> WHAT IS BEING ASKED: Write out every line of the material exactly as it appears.
** Start **
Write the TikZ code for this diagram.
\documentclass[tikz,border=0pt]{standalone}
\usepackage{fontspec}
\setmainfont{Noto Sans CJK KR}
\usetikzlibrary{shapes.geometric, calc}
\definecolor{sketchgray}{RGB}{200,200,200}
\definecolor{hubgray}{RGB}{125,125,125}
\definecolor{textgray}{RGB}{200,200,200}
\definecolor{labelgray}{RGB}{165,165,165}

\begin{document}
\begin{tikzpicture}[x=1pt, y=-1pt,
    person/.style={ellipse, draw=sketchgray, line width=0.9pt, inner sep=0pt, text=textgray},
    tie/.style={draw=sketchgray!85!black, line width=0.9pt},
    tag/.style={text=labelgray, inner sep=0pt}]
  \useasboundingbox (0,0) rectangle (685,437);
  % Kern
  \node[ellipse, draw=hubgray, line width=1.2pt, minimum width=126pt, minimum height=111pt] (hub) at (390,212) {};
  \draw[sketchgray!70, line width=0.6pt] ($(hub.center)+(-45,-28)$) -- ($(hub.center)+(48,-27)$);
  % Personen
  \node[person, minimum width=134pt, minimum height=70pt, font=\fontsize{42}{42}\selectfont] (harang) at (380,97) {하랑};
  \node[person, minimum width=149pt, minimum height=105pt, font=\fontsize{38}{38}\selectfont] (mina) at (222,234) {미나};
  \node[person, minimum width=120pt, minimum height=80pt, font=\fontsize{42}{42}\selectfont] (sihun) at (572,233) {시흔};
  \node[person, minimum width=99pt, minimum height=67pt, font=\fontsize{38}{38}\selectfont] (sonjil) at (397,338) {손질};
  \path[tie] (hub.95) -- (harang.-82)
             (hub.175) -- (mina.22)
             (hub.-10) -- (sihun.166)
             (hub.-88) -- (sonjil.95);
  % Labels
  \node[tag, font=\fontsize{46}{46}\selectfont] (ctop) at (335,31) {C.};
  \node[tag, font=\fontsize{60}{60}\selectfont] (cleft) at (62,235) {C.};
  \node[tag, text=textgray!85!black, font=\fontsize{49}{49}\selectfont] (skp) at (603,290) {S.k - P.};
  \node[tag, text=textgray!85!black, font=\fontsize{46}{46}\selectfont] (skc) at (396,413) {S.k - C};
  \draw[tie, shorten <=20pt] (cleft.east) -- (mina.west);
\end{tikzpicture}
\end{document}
** End **
> WRITTEN SOLUTION:
Write the TikZ code for this diagram.
\documentclass[tikz,border=0pt]{standalone}
\usepackage{fontspec}
\setmainfont{Noto Sans CJK KR}
\usetikzlibrary{shapes.geometric, calc}
\definecolor{sketchgray}{RGB}{200,200,200}
\definecolor{hubgray}{RGB}{125,125,125}
\definecolor{textgray}{RGB}{200,200,200}
\definecolor{labelgray}{RGB}{165,165,165}

\begin{document}
\begin{tikzpicture}[x=1pt, y=-1pt,
    person/.style={ellipse, draw=sketchgray, line width=0.9pt, inner sep=0pt, text=textgray},
    tie/.style={draw=sketchgray!85!black, line width=0.9pt},
    tag/.style={text=labelgray, inner sep=0pt}]
  \useasboundingbox (0,0) rectangle (685,437);
  % Kern
  \node[ellipse, draw=hubgray, line width=1.2pt, minimum width=126pt, minimum height=111pt] (hub) at (390,212) {};
  \draw[sketchgray!70, line width=0.6pt] ($(hub.center)+(-45,-28)$) -- ($(hub.center)+(48,-27)$);
  % Personen
  \node[person, minimum width=134pt, minimum height=70pt, font=\fontsize{42}{42}\selectfont] (harang) at (380,97) {하랑};
  \node[person, minimum width=149pt, minimum height=105pt, font=\fontsize{38}{38}\selectfont] (mina) at (222,234) {미나};
  \node[person, minimum width=120pt, minimum height=80pt, font=\fontsize{42}{42}\selectfont] (sihun) at (572,233) {시흔};
  \node[person, minimum width=99pt, minimum height=67pt, font=\fontsize{38}{38}\selectfont] (sonjil) at (397,338) {손질};
  \path[tie] (hub.95) -- (harang.-82)
             (hub.175) -- (mina.22)
             (hub.-10) -- (sihun.166)
             (hub.-88) -- (sonjil.95);
  % Labels
  \node[tag, font=\fontsize{46}{46}\selectfont] (ctop) at (335,31) {C.};
  \node[tag, font=\fontsize{60}{60}\selectfont] (cleft) at (62,235) {C.};
  \node[tag, text=textgray!85!black, font=\fontsize{49}{49}\selectfont] (skp) at (603,290) {S.k - P.};
  \node[tag, text=textgray!85!black, font=\fontsize{46}{46}\selectfont] (skc) at (396,413) {S.k - C};
  \draw[tie, shorten <=20pt] (cleft.east) -- (mina.west);
\end{tikzpicture}
\end{document}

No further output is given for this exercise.